«Я говорил о слухах об „измене", неудержимо распространяющихся в стране, о действиях правительства, возбуждающих общественное негодование, причем, в каждом случае предоставлял слушателям решить, „глупость" это „или измена". Аудитория решительно поддержала своим одобрением второе толкование – даже там, где сам я не был в нем вполне уверен. Эти места моей речи особенно запомнились и широко распространились не только в русской, но и в иностранной печати. Но наиболее сильное, центральное место речи я замаскировал цитатой „Neue Freie Presse". Там упомянуто было имя императрицы в связи с именами окружавшей ее камарильи. Это спасло речь от ферулы председателя, не понявшего немецкого текста, – но, конечно, было немедленно расшифровано слушателями. Впечатление получилось, как будто прорван был наполненный гноем пузырь и выставлено напоказ коренное зло, известное всем, но ожидавшее публичного обличения»709
.Многие историки склонны считать, что эта во многом популистская речь, нашедшая горячий отклик в политических кругах, стала первым сигналом к началу революции. Милюков внятно давал понять, насколько глубоко «измена» укоренилась в системе самой власти, которая утратила способность не только к ведению войны, но и управлению страной.
На фоне таких острых социально-политических противоречий сенатор И.А. Кузьмин, возглавлявший расследование дела В.А. Сухомлинова, 7 ноября обнародовал итоги своей работы. В основание обвинения легли тысячи страниц устных и письменных показаний, собранных сенатором и его помощниками.
Генерал обвинялся в преступлениях различного характера. В частности, в слабой подготовке сухопутной армии к войне. Попытки уничтожения западных крепостей и расформирование крепостной артиллерии были представлены в сугубо негативном свете, как намеренные попытки ослабления обороноспособности государства. На основании показаний генерал-инспектора артиллерии великого князя Сергея Михайловича Сухомлинов также обвинялся в препятствовании создания резервов вооружения как до, так и после начала войны. Между тем документально известно, что после начала Балканского кризиса по требованию военного министра Главные управления подсчитали свои запасы и сообщили о соответствии их утвержденным нормам.

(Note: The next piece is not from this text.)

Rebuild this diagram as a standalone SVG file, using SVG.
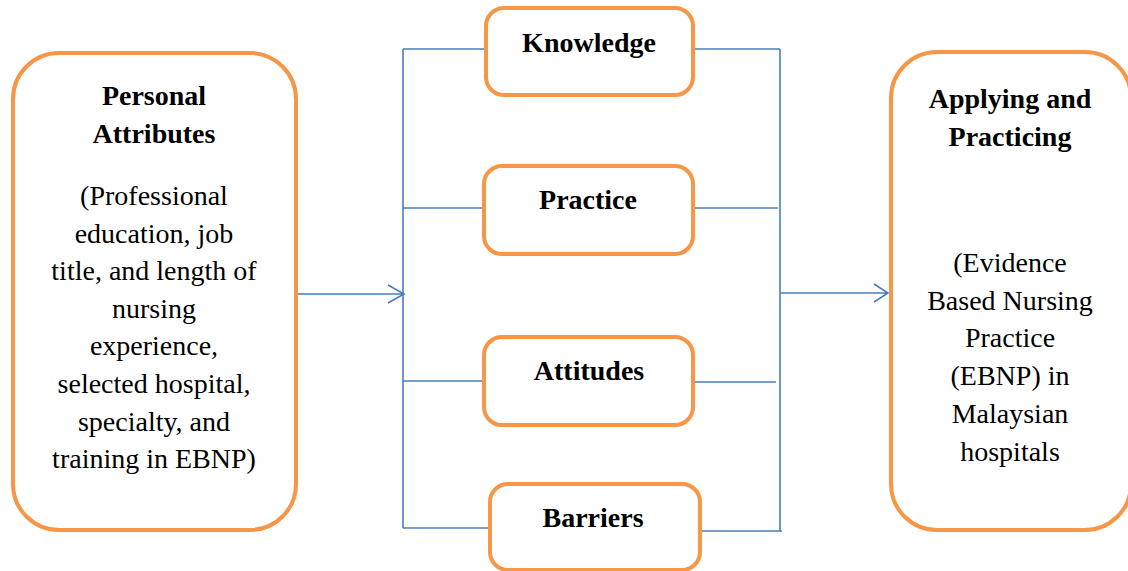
<svg xmlns="http://www.w3.org/2000/svg" width="1128" height="571" viewBox="0 0 1128 571">
<style>
.box{fill:#fff;stroke:#F79646;stroke-width:4}
.ln{fill:none;stroke:#4A7EBB;stroke-width:1.6}
text{font-family:'Liberation Serif',serif;font-size:28px;fill:#000;text-anchor:middle}
.b{font-weight:bold}
</style>
<g id="connectors">
<path class="ln" d="M403 49V528"/>
<path class="ln" d="M403 49H486M403 208H483M403 381H483M403 528H489"/>
<path class="ln" d="M780 49V531"/>
<path class="ln" d="M694 49H780M694 208H778M694 382H776M701 531H782"/>
<path class="ln" d="M297 294H404M388 285L404 294L388 303"/>
<path class="ln" d="M780 293H888M874 284L888 293L874 302"/>
</g>
<g id="personal">
<rect class="box" x="13" y="53" width="283" height="477" rx="46"/>
<text class="b" x="154" y="105">Personal</text>
<text class="b" x="154" y="143">Attributes</text>
<text x="154" y="205">(Professional</text>
<text x="154" y="243">education, job</text>
<text x="154" y="280">title, and length of</text>
<text x="154" y="318">nursing</text>
<text x="154" y="355">experience,</text>
<text x="154" y="393">selected hospital,</text>
<text x="154" y="431">specialty, and</text>
<text x="154" y="468">training in EBNP)</text>
</g>
<g id="knowledge">
<rect class="box" x="486" y="8" width="207" height="87" rx="18"/>
<text class="b" x="589" y="52">Knowledge</text>
</g>
<g id="practice">
<rect class="box" x="484" y="166" width="209" height="88" rx="18"/>
<text class="b" x="588" y="209">Practice</text>
</g>
<g id="attitudes">
<rect class="box" x="484" y="337" width="209" height="88" rx="18"/>
<text class="b" x="589" y="380">Attitudes</text>
</g>
<g id="barriers">
<rect class="box" x="490" y="484" width="210" height="86" rx="18"/>
<text class="b" x="593" y="527">Barriers</text>
</g>
<g id="applying">
<rect class="box" x="891" y="52" width="240" height="478" rx="46"/>
<text class="b" x="1010" y="108">Applying and</text>
<text class="b" x="1010" y="146">Practicing</text>
<text x="1010" y="272">(Evidence</text>
<text x="1010" y="310">Based Nursing</text>
<text x="1010" y="347">Practice</text>
<text x="1010" y="385">(EBNP) in</text>
<text x="1010" y="423">Malaysian</text>
<text x="1010" y="461">hospitals</text>
</g>
</svg>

В итоге только продовольственные, интендантские, санитарные запасы и простейшие виды инженерного имущества имелись почти в полном наличии. В достатке армия была снабжена также винтовками, револьверами и патронами. С артиллерией дело обстояло гораздо хуже: только легкие орудия имелись в необходимом количестве. Мортир не хватало почти 50 %, тяжелых орудий новых типов не было совсем, а старые пушки образца 1877 г. должны были быть заменены лишь к концу 1914 г. Перевооружение крепостной артиллерии должно было быть завершено к 1916 г. только наполовину, в осадной артиллерии материальной части совсем не имелось, и эта «артиллерия» числилась таковой только на бумаге; после объявления мобилизации и формирования новых частей в армии должна была обнаружиться нехватка 84 % пулеметов. Недоставало 55 % трехдюймовых гранат для легких орудий и 62 % для горных, 38 % бомб для 48 линейных гаубиц, 17 % шрапнелей, 74 % орудийных прицелов новых систем и т. д.710
Менее чем за два года до начала войны правительство, а не одни только Главные управления Военного министерства имели исчерпывающие сведения о состоянии, в котором находились вооруженные силы страны. Конечно же, несправедливо было сваливать всю вину за плохую подготовку армии на одного генерала Сухомлинова, делая его «козлом отпущения». Сегодня эта мысль стала общепризнанной в исторической науке: все высшие руководители, все правительство наряду с косностью государственной системы были ответственны за сложившееся положение. Да и вряд ли вообще Россия могла обеспечить всем необходимым свою колоссальную по численности армию – «русский паровой каток», как называли ее в Европе. Ведь только лишь количество солдат, которые могли быть призваны на поля сражений, делало Россию непобедимой в глазах неприятеля711
. Однако простой численности войск оказалось недостаточно.